Book Review: Free Food for Millionaires

Title: Free Food for Millionaires
Author: Min Jin Lee
Publisher: Grand Central Publishing, New York (2008)
Category: Fiction


Plot:
Casey Han, a 22 year-old graduate of Princeton, is the daughter of Korean immigrants. She knows she should chose a respectable career like law but she is torn by her love for fashion and defers her admission to Columbia Law School. She yearns to fit in somewhere but feels disconnected from the traditions of her culture. To pay her bills, she takes a job as a sales assistant on the bond desk at a Wall Street investment bank. The title of the book refers to the free food offered to the staff on the bond desk when they execute a deal.
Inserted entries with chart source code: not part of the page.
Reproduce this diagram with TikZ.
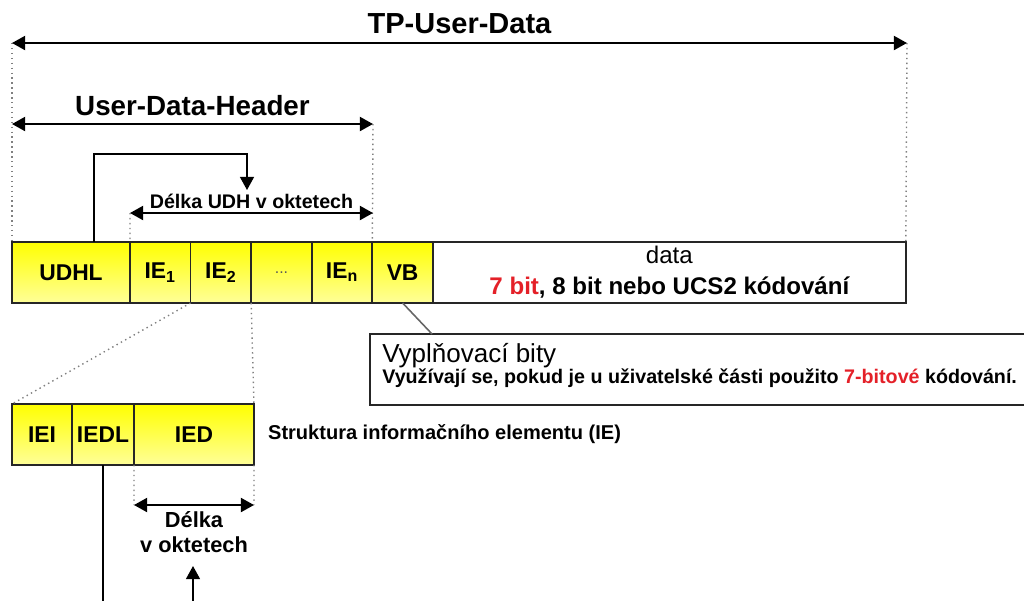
\documentclass[tikz,border=0pt]{standalone}
\usepackage{fontspec}
\setmainfont{Liberation Sans}
\usetikzlibrary{positioning,arrows.meta}
\definecolor{hlred}{RGB}{228,32,40}
\begin{document}
\begin{tikzpicture}[
    x=0.02cm, y=-0.02cm,
    field/.style={rectangle, draw=black!85, line width=1pt, top color=yellow, bottom color=yellow!40!white, minimum width=1.212cm, minimum height=1.22cm, inner sep=0pt, outer sep=0pt, font=\bfseries\fontsize{13}{15}\selectfont},
    databox/.style={rectangle, draw=black!85, line width=1pt, fill=white, minimum height=1.22cm, inner sep=0pt, outer sep=0pt, align=center, font=\fontsize{13.7}{17.6}\selectfont},
    note/.style={rectangle, draw=black!85, line width=0.9pt, fill=white, inner sep=0pt, outer sep=0pt},
    dim/.style={{Triangle[length=7.5pt,width=8pt]}-{Triangle[length=7.5pt,width=8pt]}, line width=1.2pt},
    link/.style={-{Triangle[length=7.5pt,width=8pt]}, line width=0.9pt},
    guide/.style={gray, line width=0.8pt, dash pattern=on 0.8pt off 2pt},
    leader/.style={gray!80!black, line width=0.9pt}
]
\useasboundingbox (0,0) rectangle (1024,600);

\node[field, minimum width=2.36cm, anchor=north west] (udhl) at (12,242) {UDHL};
\node[field, right=0pt of udhl] (ie1) {IE\textsubscript{1}};
\node[field, right=0pt of ie1] (ie2) {IE\textsubscript{2}};
\node[field, right=0pt of ie2, font=\fontsize{9}{10}\selectfont\color{gray!70!black}] (iedots) {...};
\node[field, right=0pt of iedots] (ien) {IE\textsubscript{n}};
\node[field, right=0pt of ien] (vb) {VB};
\node[databox, right=0pt of vb, minimum width=9.46cm] (data) {data\\{\bfseries\textcolor{hlred}{7 bit}, 8 bit nebo UCS2 kódování}};

\node[field, minimum width=1.2cm, anchor=north west] (iei) at (12,404) {IEI};
\node[field, right=0pt of iei, minimum width=1.24cm] (iedl) {IEDL};
\node[field, right=0pt of iedl, minimum width=2.4cm] (ied) {IED};
\node[anchor=west, font=\bfseries\fontsize{11.4}{13}\selectfont] (iecaption) at ([xshift=0.16cm]ied.east) {Struktura informačního elementu (IE)};

\node[note, anchor=north west, minimum width=13.6cm, minimum height=1.42cm] (fillnote) at (370,334) {};
\node[anchor=base west, inner sep=0pt, font=\fontsize{14.8}{17}\selectfont] (fbtitle) at ([xshift=0.24cm, yshift=-0.56cm]fillnote.north west) {Vyplňovací bity};
\node[anchor=base west, inner sep=0pt, font=\bfseries\fontsize{11.2}{13}\selectfont] (fbtext) at ([xshift=0.24cm, yshift=-0.98cm]fillnote.north west) {Využívají se, pokud je u uživatelské části použito \textcolor{hlred}{7-bitové} kódování.};
\draw[leader] (vb.south) -- ([xshift=1.24cm]fillnote.north west);

\coordinate (tpL) at (12,43);
\coordinate (tpR) at (907,43);
\coordinate (udhL) at (12,124);
\coordinate (udhR) at (373,124);
\coordinate (lenL) at (130,213);
\coordinate (lenR) at (373,213);
\coordinate (udhbend) at (247,154);
\coordinate (udhtip) at (247,190);
\coordinate (iedL) at (134,505);
\coordinate (iedR) at (254,505);
\coordinate (iedbend) at (193,610);
\coordinate (iedtip) at (193,566);

\draw[guide] (tpL) -- (udhl.north west);
\draw[guide] (tpR) -- (data.north east);
\draw[guide] (udhR) -- (vb.north west);
\draw[guide] (lenL) -- (ie1.north west);
\draw[guide] (ie2.south west) -- (iei.north west);
\draw[guide] (ie2.south east) -- (ied.north east);
\draw[guide] (ied.south west) -- (iedL);
\draw[guide] (ied.south east) -- (iedR);

\draw[dim] (tpL) -- node[above, inner sep=4.5pt, font=\bfseries\fontsize{16.5}{19}\selectfont] (tplabel) {TP-User-Data} (tpR);
\draw[dim] (udhL) -- node[above, inner sep=4pt, font=\bfseries\fontsize{15.8}{18}\selectfont] (udhlabel) {User-Data-Header} (udhR);
\draw[dim] (lenL) -- node[above, inner sep=1.7pt, font=\bfseries\fontsize{11.2}{13}\selectfont] (lenlabel) {Délka UDH v oktetech} (lenR);
\draw[dim] (iedL) -- node[below, inner sep=3pt, align=center, font=\bfseries\fontsize{12.4}{14.2}\selectfont] (iedlabel) {Délka\\v oktetech} (iedR);

\draw[link] ([xshift=0.46cm]udhl.north) |- (udhbend) -- (udhtip);
\draw[link] (iedl.south) |- (iedbend) -- (iedtip);
\end{tikzpicture}
\end{document}
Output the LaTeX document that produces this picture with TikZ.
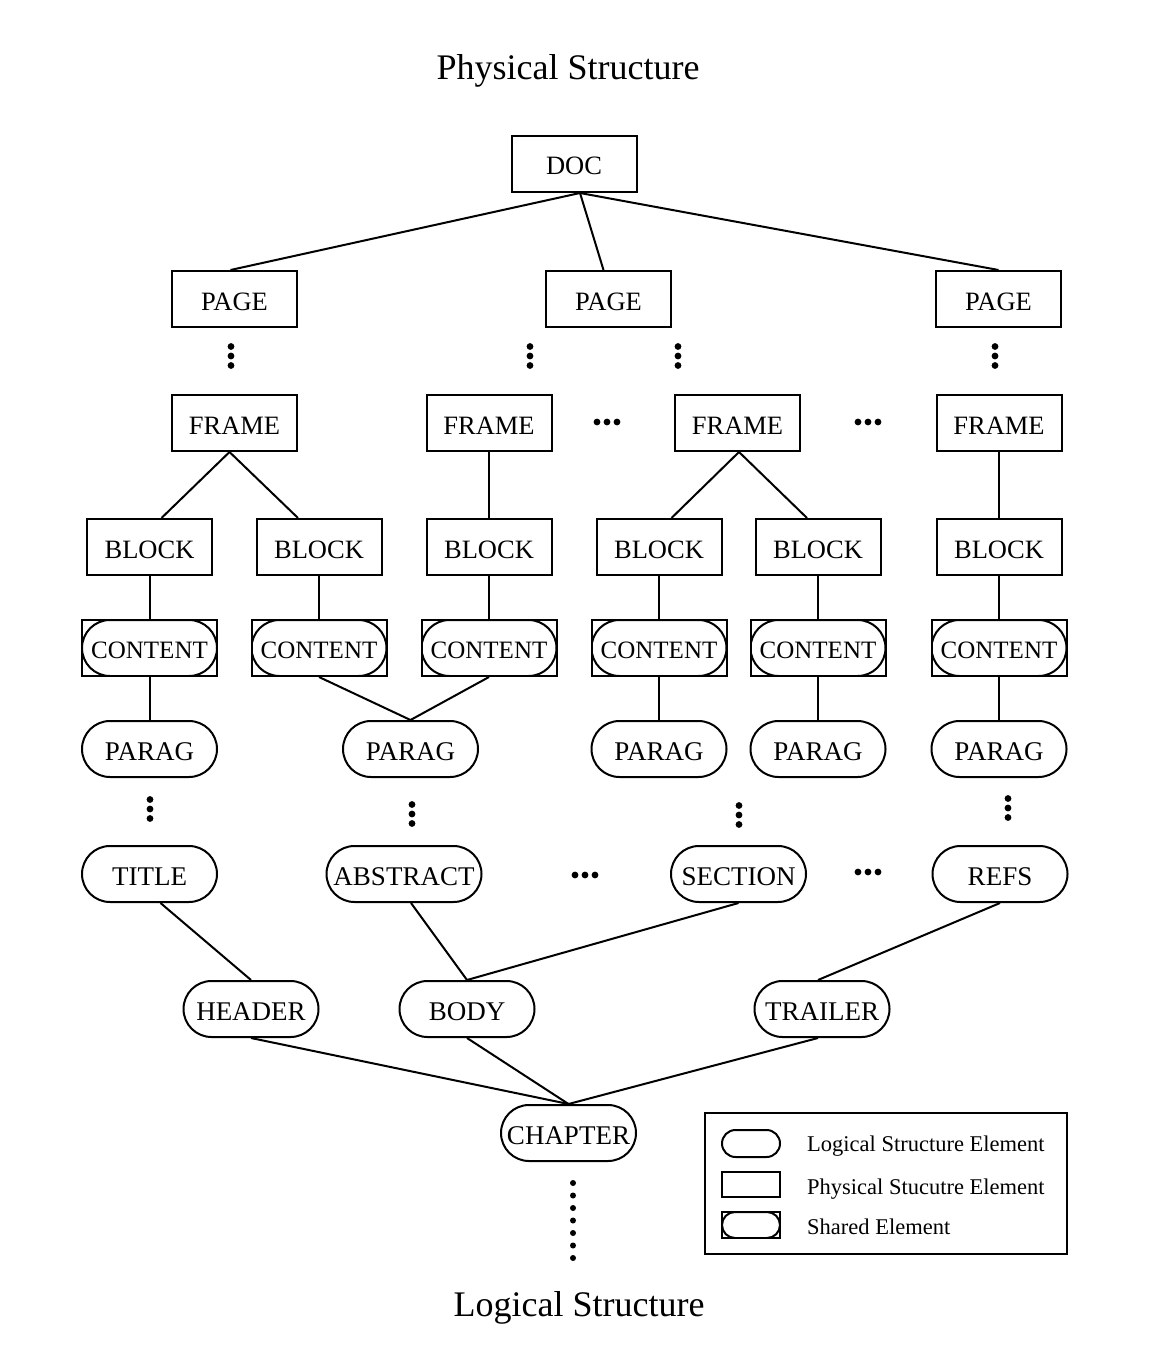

Casey is scrappy, impulsive, and imperfect. She says things and does things that get her into trouble, big trouble. Casey likes fashion and spends too much money on clothes (something I can totally relate to!). She understands the power of donning a particular piece of clothing and felt that "clothing was magic" and could literally "change a person" (page 39).

Favourite Passage:
"Smart girls who read books weren't supposed to be materialistic...And equally true was that smart girls wanted to be beautiful in the way beautiful girls wanted to be smart." (page 40)

Why I Chose This Book:
The provocative cover photo and the unusual title enticed me to read this book. I was hooked from the first line: "Competence can be a curse."

Rating: A
This is not a chick lit book but neither is it an unreadable literary fiction work lacking a plot. I was drawn into the story and was captivated right to the end. I loved this book, especially as it explored two themes close to my heart: being the daughter of immigrants and being an intellectual who loves fashion.